- Genre: Comedy podcast
- Language: American English

Creative team
- Creative director: Joe Plourde

Cast and voices
- Hosted by: Michelle Buteau and Jordan Carlos

Production
- Production: Paula Szuchman; Blakeney Schick; Joanna Solotaroff; Odelia Rubin;
- Length: 30–45 minutes

Publication
- Original release: May 21 – September 3, 2019
- Provider: WNYC Studios

Related
- Website: www.wnycstudios.org/podcasts/adulting/

= Adulting (podcast) =

Comedy podcast

Adulting is a comedy podcast hosted by Michelle Buteau and Jordan Carlos and produced by WNYC Studios.

== Background ==
The show is a comedy podcast hosted by Michelle Buteau and Jordan Carlos and produced by WNYC Studios. The show explores what it means to grow up. The first episode debuted on May 21, 2019. The show released episodes on a weekly basis.

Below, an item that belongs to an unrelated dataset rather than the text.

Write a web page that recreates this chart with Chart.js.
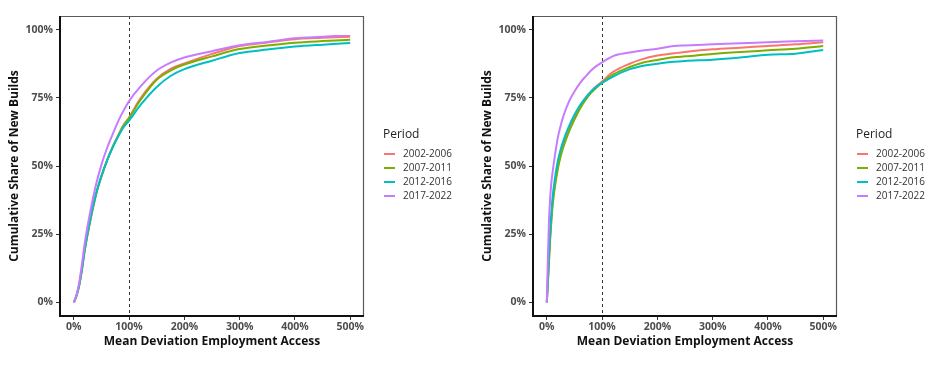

The show did a live event featuring Padma Lakshmi, Amber Ruffin and Dan Ahdoot in New York City at the Bell House on February 25, 2019. They did an event at 92nd Street Y.

== Format ==
The show includes standup, advice, and interviews with guests. It is always performed in front of a live audience. Each episode is about thirty to forty minutes long.

== Reception ==

The show was included on Oprah Daily, Marie Claire, Vulture, and Time as one of the best podcasts of 2019.